The exclusion at issue in Manitex was a contractual liability exclusion barring coverage for “bodily injury” or “property damage” for which Manitex became obligated to pay “by the reason of the assumption of liability in a contract or agreement.”  The exclusion contained a typical exception for liability “assumed in an ‘insured contract,’” but only if the “bodily injury” or “property damage” occurred subsequent to the execution of the contract or agreement.  “Insured contract,” in turn, was defined as:

f.          That part of any other contract or agreement pertaining to your business (including indemnification of a municipality in connection with work performed for a municipality) under which you assume the tort liability of another party to pay for "bodily injury" or "property damage" to a third person or organization. Tort liability means a liability that would be imposed by law in the absence of any contract or agreement.

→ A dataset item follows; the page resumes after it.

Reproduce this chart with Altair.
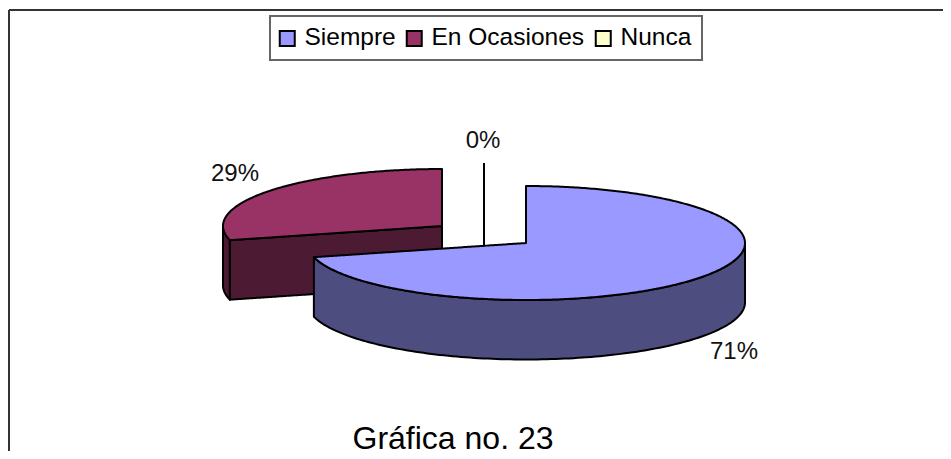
import numpy as np
import pandas as pd
import altair as alt

categories = ["Siempre", "En Ocasiones", "Nunca"]
values = [71, 29, 0]
percent_labels = ["71%", "29%", "0%"]
top_colors = ["#9999FF", "#993366", "#FFFFCC"]
side_colors = ["#4D4D80", "#4D1A33"]

RX, RY, DEPTH = 219.0, 57.0, 59.5
apex_siempre = (526.0, 243.0)
apex_ocasiones = (442.0, 226.0)
nunca_x = 484.0
nunca_y = [163.0, 245.0]
label_x = [734, 235, 483]
label_y = [352, 174, 141]
FONT = "Liberation Sans"

cut = np.radians(values[0] / sum(values) * 360.0)


def ellipse_y(x, apex, sign):
    u = np.clip((x - apex[0]) / RX, -1, 1)
    return apex[1] + sign * RY * np.sqrt(1 - u * u)


def xs_between(a, b, apex):
    ta = np.arccos(np.clip((a - apex[0]) / RX, -1, 1))
    tb = np.arccos(np.clip((b - apex[0]) / RX, -1, 1))
    return apex[0] + RX * np.cos(np.linspace(ta, tb, 140))


def cut_point(apex):
    return apex[0] + RX * np.sin(cut), apex[1] - RY * np.cos(cut)


def band(x, y, y2):
    return pd.DataFrame({"x": x, "y": y, "y2": y2})


# Siempre faces
ax, ay = apex_siempre
px, py = cut_point(apex_siempre)
x = xs_between(px, ax + RX, apex_siempre)
siempre_wall = band(x, ellipse_y(x, apex_siempre, 1), ellipse_y(x, apex_siempre, 1) + DEPTH)
xl = xs_between(px, ax - 0.001, apex_siempre)
xr = xs_between(ax, ax + RX, apex_siempre)
siempre_top = pd.concat([
    band(xl, py + (ay - py) * (xl - px) / (ax - px), ellipse_y(xl, apex_siempre, 1)),
    band(xr, ellipse_y(xr, apex_siempre, -1), ellipse_y(xr, apex_siempre, 1)),
])
siempre_top["cat"] = categories[0]

# En Ocasiones faces
bx, by = apex_ocasiones
qx, qy = cut_point(apex_ocasiones)
xa = xs_between(bx - RX, qx - 0.001, apex_ocasiones)
xb = xs_between(qx, bx, apex_ocasiones)
line_b = qy + (by - qy) * (xb - qx) / (bx - qx)
oc_top = pd.concat([
    band(xa, ellipse_y(xa, apex_ocasiones, -1), ellipse_y(xa, apex_ocasiones, 1)),
    band(xb, ellipse_y(xb, apex_ocasiones, -1), line_b),
])
oc_top["cat"] = categories[1]
xw = xs_between(bx - RX, qx, apex_ocasiones)
oc_left = band(xw, ellipse_y(xw, apex_ocasiones, 1), ellipse_y(xw, apex_ocasiones, 1) + DEPTH)
oc_front = band(xb, line_b, line_b + DEPTH)

X = alt.X("x:Q", axis=None, scale=alt.Scale(domain=[8, 943], nice=False, zero=False))
Y = alt.Y("y:Q", axis=None, scale=alt.Scale(domain=[451, 8], nice=False, zero=False))
Y2 = alt.Y2("y2:Q")
STROKE = dict(stroke="black", strokeWidth=2, strokeJoin="round", orient="vertical")


def wall(df, color):
    return alt.Chart(df).mark_area(color=color, **STROKE).encode(x=X, y=Y, y2=Y2)


color = alt.Color(
    "cat:N",
    scale=alt.Scale(domain=categories, range=top_colors),
    legend=alt.Legend(
        title=None,
        orient="none",
        legendX=262,
        legendY=8,
        direction="horizontal",
        columns=3,
        columnPadding=6,
        padding=10,
        symbolType="square",
        symbolSize=225,
        symbolStrokeColor="black",
        symbolStrokeWidth=2,
        symbolOpacity=1,
        symbolOffset=-5,
        labelFont=FONT,
        labelFontSize=24.5,
        labelColor="black",
        labelOffset=5,
        fillColor="white",
        strokeColor="#666666",
        labelLimit=300,
    ),
)


def top(df):
    return alt.Chart(df).mark_area(**STROKE).encode(x=X, y=Y, y2=Y2, color=color)


frame_v = alt.Chart(pd.DataFrame({"x": [9.0], "y": [10.0], "y2": [451.0]})).mark_rule(
    color="#333333", strokeWidth=2).encode(x=X, y=Y, y2=Y2)
frame_h = alt.Chart(pd.DataFrame({"x": [9.0], "x2": [943.0], "y": [10.0]})).mark_rule(
    color="#333333", strokeWidth=2).encode(x=X, x2=alt.X2("x2:Q"), y=Y)

nunca_line = alt.Chart(pd.DataFrame({"x": [nunca_x], "y": [nunca_y[0]], "y2": [nunca_y[1]]})).mark_rule(
    color="black", strokeWidth=2).encode(x=X, y=Y, y2=Y2)

labels_df = pd.DataFrame({"x": label_x, "y": label_y, "t": percent_labels})
labels = alt.Chart(labels_df).mark_text(
    font=FONT, fontSize=24, color="#111111", align="center", baseline="middle"
).encode(x=X, y=Y, text="t:N")

caption = alt.Chart(pd.DataFrame({"x": [453.0], "y": [449.0], "t": ["Gráfica no. 23"]})).mark_text(
    font=FONT, fontSize=32, color="black", align="center", baseline="alphabetic"
).encode(x=X, y=Y, text="t:N")

chart = alt.layer(
    frame_v, frame_h,
    wall(oc_left, side_colors[1]),
    wall(oc_front, side_colors[1]),
    top(oc_top),
    nunca_line,
    wall(siempre_wall, side_colors[0]),
    top(siempre_top),
    labels,
    caption,
).properties(
    width=935,
    height=443,
    padding=0,
    autosize=alt.AutoSizeParams(type="none"),
).configure_view(stroke=None).configure_legend(strokeWidth=2)

chart.save("out.html", embed_options={"renderer": "svg", "actions": False})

At issue for the court was whether Manitex’s purchase agreement constituted an “insured contract,” and more specifically, whether Manitex assumed JLG’s tort liability pursuant to the agreement it entered into with Powerscreen. 

Colony argued that the “insured contract” exception did not apply because the purchase agreements did not effect a transfer of JLG’s tort liabilities to Manitex.  The court summarized Colony’s argument as follows:

[Colony] contends that JLG is the only entity that has any "tort liability" as the policy defines that term because only JLG's liability would be imposed by law in the absence of any contract or agreement. Manitex's liability, argues Colony, can only be imposed by operation of the Powerscreen–Manitex Purchase Agreement. Therefore, that liability is not "tort liability," but contractual liability, and as a result, the Powerscreen–Manitex Purchase Agreement is not an insured contract, and Manitex's liability falls within the contractual liability exclusion and outside of coverage by the policy.   

The lower court rejected this very argument, concluding among other things, that Manitex assumed JLG’s tort liabilities, and that “"[a]n insurance policy that specifically covered contractually-assumed tort liability, yet removed from coverage any agreement involving more than a single contractual link, seems unlikely to have been intended by the parties.”

The Fifth Circuit, however, took a much more narrow view of the “insured contract” exception, concluding that Manitex did not contractually assume JLG’s tort liabilities, but instead assumed only the liabilities of Powerscreen.  The court found a significant distinction to be critical:

Powerscreen's liability arose strictly from a contract, namely, its purchase agreement with JLG. If that contract did not exist, then Powerscreen would have had no liability related to the [underlying] claims. Powerscreen's liability, therefore, was not one that “would be imposed by law in the absence of any contract or agreement.” Therefore, it was not “tort liability.”

Thus, the court concluded, because the Manitex agreement with Powerscreen did not effect a transfer of Powerscreen’s tort liabilities, it did not constitute an “insured contract,” and the contractually liability exclusion, therefore, barred coverage for Manitex’s costs in defending JLG.